To reach the user who performs a local search, one has to show up in local search results. There are numerous articles on how to get there. One thing to remember – you don’t show up there only because you have a website. You need to be listed on Google+ Local (new Google’s alternative to Google Places), in local directories, and have good/enough ratings and mentions to appear near the top.
Besides, try to improve user experience by sparing your visitors the need to confirm or set their location when they visit your site. For example, if you have separate pages for your Italian, Singaporean or other visitors, better send them to the right version without asking. Or surprise them even more by guessing what time of day it is by them and providing the type of content they might be looking for in that hour.
Eventually, your biz should be visible to the searcher when the latter searches from a specific location, and provide the experience tailored to that particular user’s whereabouts.

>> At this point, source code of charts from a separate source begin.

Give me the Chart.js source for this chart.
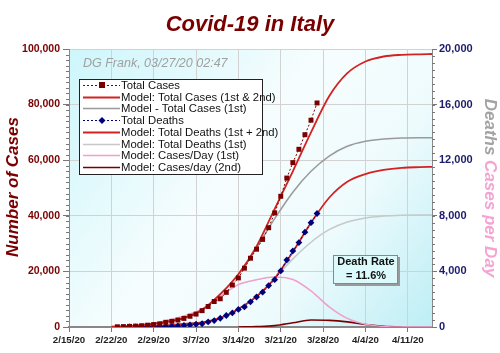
<!DOCTYPE html>
<html>
<head>
<meta charset="utf-8">
<script src="https://cdn.jsdelivr.net/npm/chart.js@4"></script>
<style>
  html, body { margin: 0; padding: 0; background: #fff; }
  #wrap { width: 500px; height: 353px; position: relative; }
</style>
</head>
<body>
<div id="wrap"><canvas id="covidChart" width="500" height="353"></canvas></div>
<script>
// x axis: days since 2/15/20
const tickDays = [0, 7, 14, 21, 28, 35, 42, 49, 56];
const tickLabels = ['2/15/20', '2/22/20', '2/29/20', '3/7/20', '3/14/20', '3/21/20', '3/28/20', '4/4/20', '4/11/20'];

// observed totals (plotted one day after report)
const caseDates = ['2/23', '2/24', '2/25', '2/26', '2/27', '2/28', '2/29', '3/1', '3/2', '3/3', '3/4', '3/5',
  '3/6', '3/7', '3/8', '3/9', '3/10', '3/11', '3/12', '3/13', '3/14', '3/15', '3/16', '3/17', '3/18', '3/19',
  '3/20', '3/21', '3/22', '3/23', '3/24', '3/25', '3/26', '3/27'];
const totalCases = [79, 152, 229, 322, 453, 655, 888, 1128, 1694, 2036, 2502, 3089, 3858, 4636, 5883, 7375,
  9172, 10149, 12462, 15113, 17660, 21157, 24747, 27980, 31506, 35713, 41035, 47021, 53578, 59138, 63927,
  69176, 74386, 80589];
const deathDates = ['2/25', '2/26', '2/27', '2/28', '2/29', '3/1', '3/2', '3/3', '3/4', '3/5', '3/6', '3/7',
  '3/8', '3/9', '3/10', '3/11', '3/12', '3/13', '3/14', '3/15', '3/16', '3/17', '3/18', '3/19', '3/20', '3/21',
  '3/22', '3/23', '3/24', '3/25', '3/26', '3/27'];
const totalDeaths = [7, 10, 12, 17, 21, 29, 34, 52, 79, 107, 148, 197, 233, 366, 463, 631, 827, 1016, 1266,
  1441, 1809, 2158, 2503, 2978, 3405, 4032, 4825, 5476, 6077, 6820, 7503, 8165];

// model curves
const modelDays = [7, 10, 13, 16, 19, 22, 25, 28, 31, 34, 37, 40, 43, 46, 49, 52, 55, 58, 60];
const modelCases12 = [100, 350, 900, 1800, 3300, 6200, 11800, 19000, 29000, 42500, 56000, 70000, 83000, 91300, 95500, 97300, 97900, 98100, 98200];
const modelCases1 = [100, 350, 900, 1800, 3300, 6200, 11800, 19000, 28500, 39000, 48500, 56000, 61500, 65000, 66800, 67600, 68000, 68100, 68100];
const modelDeaths12 = [0, 20, 50, 110, 230, 330, 650, 1300, 2200, 3500, 5400, 7500, 9300, 10450, 11000, 11300, 11450, 11500, 11520];
const modelDeaths1 = [0, 20, 50, 110, 230, 330, 650, 1300, 2200, 3500, 4900, 6100, 7000, 7550, 7850, 7980, 8040, 8060, 8060];
const modelPerDay1 = [0, 80, 220, 450, 800, 1300, 2200, 3050, 3400, 3600, 3420, 2600, 1450, 620, 200, 40, 0, 0, 0];
const modelPerDay2 = [null, null, null, null, null, null, null, 0, 30, 100, 300, 500, 480, 370, 180, 50, 5, null, null];

const legendNames = ['Total Cases', 'Model: Total Cases (1st & 2nd)', 'Model - Total Cases (1st)', 'Total Deaths',
  'Model: Total Deaths (1st + 2nd)', 'Model: Total Deaths (1st)', 'Model: Cases/Day (1st)', 'Model: Cases/day (2nd)'];

const FONT = '"Liberation Sans", Arial, sans-serif';

function dayIndex(md) {
  const [m, d] = md.split('/').map(Number);
  return Math.round((new Date(2020, m - 1, d) - new Date(2020, 1, 15)) / 86400000);
}
function pts(days, vals) {
  return days.map((d, i) => ({ x: typeof d === 'string' ? dayIndex(d) : d, y: vals[i] }));
}

function modelSet(label, vals, color, axis, width) {
  return {
    label: label,
    data: pts(modelDays, vals),
    yAxisID: axis,
    borderColor: color,
    borderWidth: width || 1.6,
    pointRadius: 0,
    cubicInterpolationMode: 'monotone',
    spanGaps: false,
    fill: false
  };
}

const chartDecor = {
  id: 'chartDecor',
  beforeDraw(chart) {
    const { ctx, chartArea: a } = chart;
    ctx.save();
    const g = ctx.createLinearGradient(a.left, a.top, a.right, a.bottom);
    g.addColorStop(0, '#cdf6fb');
    g.addColorStop(0.45, '#f7fdfe');
    g.addColorStop(0.7, '#eefbfd');
    g.addColorStop(1, '#bdeef5');
    ctx.fillStyle = g;
    ctx.fillRect(a.left, a.top, a.right - a.left, a.bottom - a.top);
    ctx.restore();
  },
  afterDatasetsDraw(chart) {
    const { ctx, chartArea: a, scales } = chart;
    ctx.save();
    // minor ticks
    ctx.strokeStyle = '#777';
    ctx.lineWidth = 1;
    const yl = scales.y, yr = scales.y1;
    for (let v = 0; v <= 100000; v += 2000) {
      const py = Math.round(yl.getPixelForValue(v)) + 0.5;
      ctx.beginPath(); ctx.moveTo(a.left - 3, py); ctx.lineTo(a.left, py); ctx.stroke();
    }
    for (let v = 0; v <= 20000; v += 500) {
      const py = Math.round(yr.getPixelForValue(v)) + 0.5;
      ctx.beginPath(); ctx.moveTo(a.right, py); ctx.lineTo(a.right + 3, py); ctx.stroke();
    }

    // title
    ctx.fillStyle = '#7a0000';
    ctx.font = 'italic bold 22px ' + FONT;
    ctx.textAlign = 'center';
    ctx.textBaseline = 'middle';
    ctx.fillText('Covid-19 in Italy', 250, 25);

    // left axis title
    ctx.save();
    ctx.translate(13, 187);
    ctx.rotate(-Math.PI / 2);
    ctx.font = 'italic bold 17px ' + FONT;
    ctx.fillStyle = '#7a0000';
    ctx.fillText('Number of Cases', 0, 0);
    ctx.restore();

    // right axis title, two colours
    ctx.save();
    ctx.translate(490, 188);
    ctx.rotate(Math.PI / 2);
    ctx.font = 'italic bold 17px ' + FONT;
    const p1 = 'Deaths ', p2 = 'Cases per Day';
    const w1 = ctx.measureText(p1).width, w2 = ctx.measureText(p2).width;
    ctx.textAlign = 'left';
    ctx.fillStyle = '#a3a3a3';
    ctx.fillText(p1, -(w1 + w2) / 2, 0);
    ctx.fillStyle = '#f5a3d3';
    ctx.fillText(p2, -(w1 + w2) / 2 + w1, 0);
    ctx.restore();

    // stamp
    ctx.font = 'italic 12.5px ' + FONT;
    ctx.fillStyle = '#a0a0a0';
    ctx.textAlign = 'left';
    ctx.fillText('DG Frank, 03/27/20 02:47', 83, 64);

    // legend box
    const sets = chart.data.datasets;
    ctx.fillStyle = '#fff';
    ctx.fillRect(79, 79, 183, 95);
    ctx.strokeStyle = '#222';
    ctx.lineWidth = 1;
    ctx.strokeRect(79.5, 79.5, 183, 95);
    ctx.font = '11.3px ' + FONT;
    legendNames.forEach((name, i) => {
      const ds = sets[i];
      const y = Math.round(85 + i * 11.7) + 0.5;
      ctx.save();
      ctx.strokeStyle = ds.borderColor;
      ctx.lineWidth = ds.borderDash ? 1 : ds.borderWidth;
      ctx.setLineDash(ds.borderDash || []);
      ctx.beginPath(); ctx.moveTo(83, y); ctx.lineTo(120, y); ctx.stroke();
      ctx.restore();
      if (ds.pointStyle === 'rect') {
        ctx.fillStyle = ds.pointBackgroundColor;
        ctx.fillRect(99, y - 3.5, 6, 6);
      } else if (ds.pointStyle === 'rectRot') {
        ctx.fillStyle = ds.pointBackgroundColor;
        ctx.beginPath();
        ctx.moveTo(102, y - 3.5); ctx.lineTo(105.5, y); ctx.lineTo(102, y + 3.5); ctx.lineTo(98.5, y);
        ctx.closePath(); ctx.fill();
      }
      ctx.fillStyle = '#111';
      ctx.textAlign = 'left';
      ctx.fillText(name, 121, y + 0.5);
    });

    // death rate box
    ctx.fillStyle = '#9a9a9a';
    ctx.fillRect(335, 257, 65, 29);
    ctx.fillStyle = '#dcf9fc';
    ctx.fillRect(333, 255, 65, 29);
    ctx.strokeStyle = '#888';
    ctx.strokeRect(333.5, 255.5, 64, 28);
    ctx.fillStyle = '#111';
    ctx.font = 'bold 11px ' + FONT;
    ctx.textAlign = 'center';
    ctx.fillText('Death Rate', 366, 261.5);
    ctx.fillText('= 11.6%', 366, 276);
    ctx.restore();
  }
};

const ctx = document.getElementById('covidChart').getContext('2d');
const covidChart = new Chart(ctx, {
  type: 'line',
  data: {
    datasets: [{
      label: legendNames[0],
      data: pts(caseDates, totalCases),
      yAxisID: 'y',
      borderColor: '#7a0000',
      borderWidth: 1,
      borderDash: [2, 2],
      pointStyle: 'rect',
      pointRadius: 3.5,
      pointBackgroundColor: '#7a0000',
      pointBorderColor: '#7a0000',
      pointBorderWidth: 0,
      fill: false
    },
    modelSet(legendNames[1], modelCases12, '#d42222', 'y', 1.8),
    modelSet(legendNames[2], modelCases1, '#9a9a9a', 'y', 1.5),
    {
      label: legendNames[3],
      data: pts(deathDates, totalDeaths),
      yAxisID: 'y1',
      borderColor: '#000080',
      borderWidth: 1,
      borderDash: [2, 2],
      pointStyle: 'rectRot',
      pointRadius: 3.4,
      pointBackgroundColor: '#00007a',
      pointBorderColor: '#00007a',
      pointBorderWidth: 0,
      fill: false
    },
    modelSet(legendNames[4], modelDeaths12, '#d42222', 'y1', 1.8),
    modelSet(legendNames[5], modelDeaths1, '#c8c8c8', 'y1', 1.5),
    modelSet(legendNames[6], modelPerDay1, '#f0a0cc', 'y1', 1.5),
    modelSet(legendNames[7], modelPerDay2, '#7a0000', 'y1', 1.6)]
  },
  options: {
    responsive: false,
    animation: false,
    layout: { padding: { top: 49, left: 0, right: 0, bottom: 0 } },
    plugins: {
      legend: { display: false },
      title: { display: false },
      tooltip: { enabled: false }
    },
    scales: {
      x: {
        type: 'linear',
        min: 0,
        max: 60,
        afterBuildTicks: (s) => { s.ticks = tickDays.map(v => ({ value: v })); },
        afterFit: (s) => { s.height = 26; },
        grid: { color: '#d2d2d2', tickLength: 5, tickColor: '#777' },
        border: { color: '#888', width: 2 },
        ticks: {
          callback: (v) => tickLabels[tickDays.indexOf(v)],
          font: { family: FONT, size: 9.7, weight: 'bold' },
          color: '#222',
          padding: 3,
          maxRotation: 0
        }
      },
      y: {
        position: 'left',
        min: 0,
        max: 100000,
        afterFit: (s) => { s.width = 69; },
        grid: { color: '#d2d2d2', tickLength: 6, tickColor: '#777' },
        border: { color: '#888' },
        ticks: {
          stepSize: 20000,
          callback: (v) => v.toLocaleString('en-US'),
          font: { family: FONT, size: 10.5, weight: 'bold' },
          color: '#7a0000',
          padding: 3
        }
      },
      y1: {
        position: 'right',
        min: 0,
        max: 20000,
        afterFit: (s) => { s.width = 68; },
        grid: { drawOnChartArea: false, tickLength: 5, tickColor: '#777' },
        border: { color: '#888' },
        ticks: {
          stepSize: 4000,
          callback: (v) => v.toLocaleString('en-US'),
          font: { family: FONT, size: 11, weight: 'bold' },
          color: '#1c1c6e',
          padding: 2
        }
      }
    }
  },
  plugins: [chartDecor]
});
</script>
</body>
</html>
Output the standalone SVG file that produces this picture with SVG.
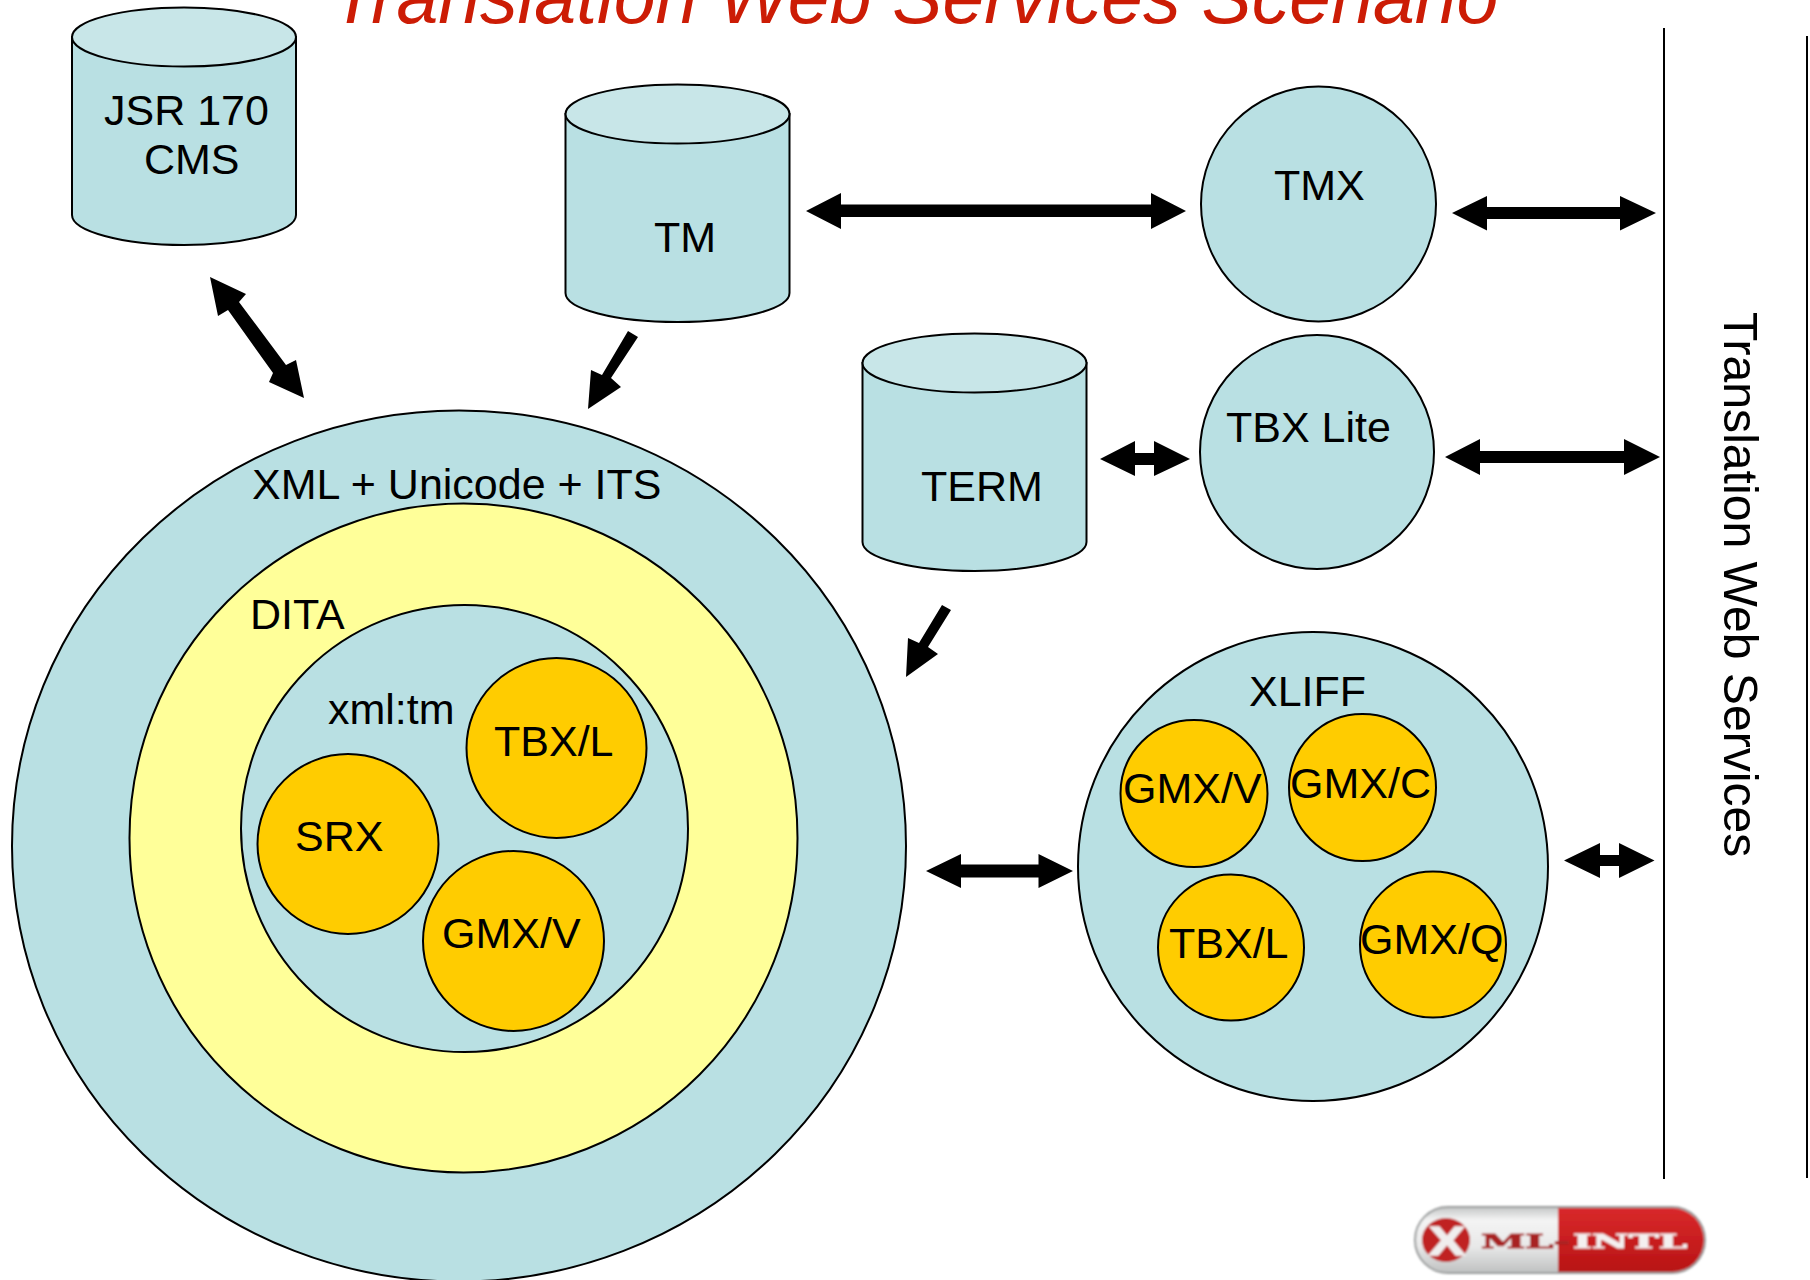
<svg xmlns="http://www.w3.org/2000/svg" width="1810" height="1280" viewBox="0 0 1810 1280">
<style>
text{font-family:"Liberation Sans",Arial,sans-serif;font-size:43px;fill:#000}
.b{fill:#b9e0e3;stroke:#000;stroke-width:2}
.t{fill:#c8e6e8;stroke:#000;stroke-width:2}
.y{fill:#ffff99;stroke:#000;stroke-width:2}
.o{fill:#ffcc00;stroke:#000;stroke-width:2}
.a{fill:#000}
.r{stroke:#000;stroke-width:2;fill:none}
</style>
<defs>
<filter id="soft" x="-5%" y="-10%" width="110%" height="120%"><feGaussianBlur stdDeviation="0.8"/></filter>
<linearGradient id="pill" x1="0" y1="0" x2="0" y2="1"><stop offset="0" stop-color="#c4c6c6"/><stop offset="0.2" stop-color="#f4f4f4"/><stop offset="0.6" stop-color="#e8e8e8"/><stop offset="1" stop-color="#bfc1c1"/></linearGradient>
<linearGradient id="redp" x1="0" y1="0" x2="0" y2="1"><stop offset="0" stop-color="#d9292b"/><stop offset="1" stop-color="#b81414"/></linearGradient>
</defs>
<rect width="1810" height="1280" fill="#fff"/>
<text id="title" x="331" y="23" style="font-size:75.200px;font-style:italic;fill:#cc1c05">Translation Web Services Scenario</text>
<g id="cms"><path class="b" d="M72 37V215C72 231 122 245 184 245S296 231 296 215V37Z"/><ellipse class="t" cx="184" cy="37" rx="112" ry="29.500"/><text x="104" y="125">JSR 170</text><text x="144" y="174">CMS</text></g>
<g id="tm"><path class="b" d="M565.500 114V293C565.500 309 615 322 677.500 322S789.500 309 789.500 293V114Z"/><ellipse class="t" cx="677.500" cy="114" rx="112" ry="29.500"/><text x="654" y="252">TM</text></g>
<g id="term"><path class="b" d="M862.500 363V542C862.500 558 913 571 974.500 571S1086.500 558 1086.500 542V363Z"/><ellipse class="t" cx="974.500" cy="363" rx="112" ry="29.500"/><text x="921" y="501">TERM</text></g>
<g id="tmx"><ellipse class="b" cx="1318.500" cy="204" rx="117.500" ry="117.500"/><text x="1274" y="200">TMX</text></g>
<g id="tbxlite"><ellipse class="b" cx="1317" cy="452" rx="117" ry="117"/><text x="1226" y="442">TBX Lite</text></g>
<g id="xml"><ellipse class="b" cx="459" cy="846" rx="447" ry="435.500"/><text x="252" y="499">XML + Unicode + ITS</text></g>
<g id="dita"><ellipse class="y" cx="463.500" cy="838" rx="334" ry="334.500"/><text x="250" y="629">DITA</text></g>
<g id="xmltm"><ellipse class="b" cx="464.500" cy="828.500" rx="223.500" ry="223.500"/><text x="328" y="724">xml:tm</text></g>
<g id="tbxl1"><ellipse class="o" cx="556.500" cy="748" rx="90" ry="90"/><text x="494" y="756">TBX/L</text></g>
<g id="srx"><ellipse class="o" cx="348" cy="844" rx="90.500" ry="90"/><text x="295" y="851">SRX</text></g>
<g id="gmxv1"><ellipse class="o" cx="513.500" cy="941" rx="90.500" ry="90"/><text x="442" y="948">GMX/V</text></g>
<g id="xliff"><ellipse class="b" cx="1313" cy="866.500" rx="235" ry="234.500"/><text x="1249" y="706">XLIFF</text></g>
<g id="gmxv2"><ellipse class="o" cx="1194" cy="793.500" rx="73.500" ry="73.500"/><text x="1123" y="803">GMX/V</text></g>
<g id="gmxc"><ellipse class="o" cx="1362.500" cy="787.500" rx="73.500" ry="73.500"/><text x="1290" y="798">GMX/C</text></g>
<g id="tbxl2"><ellipse class="o" cx="1231" cy="947.500" rx="73" ry="73"/><text x="1169" y="958">TBX/L</text></g>
<g id="gmxq"><ellipse class="o" cx="1433" cy="944.500" rx="73" ry="73"/><text x="1360" y="954">GMX/Q</text></g>
<g id="tws"><path class="r" d="M1664 28V1179"/><path class="r" d="M1807 36V1178"/><text transform="translate(1724 312) rotate(90)" style="font-size:48.100px">Translation Web Services</text></g>
<g id="connectors">
<polygon class="a" points="806,211 841,193 841,204.500 1151,204.500 1151,193 1186,211 1151,229 1151,217 841,217 841,229"/>
<polygon class="a" points="1452,213 1487,196 1487,207 1620,207 1620,196 1656,213 1620,230.500 1620,219 1487,219 1487,230.500"/>
<polygon class="a" points="1445,457 1480,439 1480,451 1624,451 1624,439 1660,457 1624,475 1624,463 1480,463 1480,475"/>
<polygon class="a" points="1100,459 1135,441 1135,453 1154,453 1154,441 1190,459 1154,476 1154,465 1135,465 1135,476"/>
<polygon class="a" points="926,871 961,854 961,864.500 1038.500,864.500 1038.500,854 1073,871 1038.500,888 1038.500,877.500 961,877.500 961,888"/>
<polygon class="a" points="1564,860.500 1600,843 1600,855 1619,855 1619,843 1654.500,860.500 1619,878 1619,866 1600,866 1600,878"/>
<polygon class="a" points="210,277 246,294 239,302 286,365 296,360 304,398 269,382 273,373 228,310 218,316"/>
<polygon class="a" points="628,331 638,337 611,378 621,387 588,409 591,370 602,375"/>
<polygon class="a" points="942,605 951,610 928,647 938,654 906,677 908,638 919,643"/>
</g>
<g id="logo" filter="url(#soft)">
<rect x="1415" y="1207" width="290" height="66" rx="33" fill="url(#pill)" stroke="#9a9c9c" stroke-width="2"/>
<path d="M1558 1208H1672A32 32 0 0 1 1672 1272H1558Z" fill="url(#redp)"/>
<ellipse cx="1446" cy="1240" rx="24" ry="22" fill="#c02020"/>
<text x="1429" y="1255" style="font-size:40px;font-weight:bold;fill:#f0eeee;stroke:#f0eeee;stroke-width:1.500" textLength="36" lengthAdjust="spacingAndGlyphs">X</text>
<text x="1481" y="1248" style="font-family:'DejaVu Serif',serif;font-size:19px;font-weight:bold;fill:#a82222;stroke:#a82222;stroke-width:0.800" textLength="89" lengthAdjust="spacingAndGlyphs">ML-</text>
<text x="1573" y="1248" style="font-family:'DejaVu Serif',serif;font-size:19px;font-weight:bold;fill:#f4f0f0;stroke:#f4f0f0;stroke-width:0.800" textLength="114" lengthAdjust="spacingAndGlyphs">INTL</text>
</g>
</svg>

It’s no secret that these days search engines custom-tailor search results based on what people previously searched for and what results they clicked on. But there is barely any point to try to take this searcher intent marker into account in an online marketing campaign, as browsing history varies from person to person, and it is impossible to imitate the average search history of your target group.
Now, a real change to searcher intent markers came with voice search. As you probably know, voice recognition technologies existed for a while, but it wasn’t until Siri that the SEO industry began taking voice search seriously.
With voice search, the searcher doesn’t type keywords into the search box, but talks to the search engine as if it were a person. In commenting on Siri, Google’s executive chairman, Eric Schmidt, called it “a direct challenge to Google’s search engine”. Why? Because it really is a game changer.
Nowadays, however, Google has come up with a voice search app for iOS that’s barely inferior to Siri. I’m sure you’ll find a gazillion of Siri vs. Google voice search reviews, but, in my observation, Google’s app is better at search (and faster), while Siri is better in assisting you with other things such as making phone calls, scheduling meetings, etc.
Now, the real challenge is to be the best answer to the searcher’s spoken question. How do the search engines know what the user means? What intent markers do they take into account?
Google says (and, please, remember that the lion share (60%) of Siri-provided results is powered by Google as well) that it looks at one’s previous searchers and location when providing voice search results.
There is also a presentation by Matt Siltala saying that by getting a Yelp premium subscription, one increases their rankings in Siri’s search results. This is probably because nearly 50% of all mobile searches are said to be local in nature, and Yelp has been estimated to power over 50% of all Siri’s local results.
Well, I’m not planning to pitch for a paid Yelp membership (as I consider Yelp a controversial review platform), but improving your Yelp ratings also helps your local search ratings, which means you can sort of kill 2 birds with one stone.
Another point that’s important to make in regards to voice search is that it’s mobile-based, and a mobile site/listing would naturally stand a better chance of getting ranked higher in the search results.
And, as far as keyword research for Siri/Google’s voice search is concerned, as Cindy Krum said in an article, “voice search… appears to simply translate a voice query then submit it thorough the same mobile search algorithms as if it was typed in.”
In the end, to be prepared to tap into voice search, one should have an aggregate mobile, local and social strategy for their business.
I expect that, in the future, the number of searcher intent identifiers will become bigger. Besides, those intent markers that exist nowadays will have different impact. For example, they say that the number of voice-powered queries is now increasing. I personally think that voice search, local+social+mobile and vertical search will own the future, but the time to start takings searcher intent seriously is now.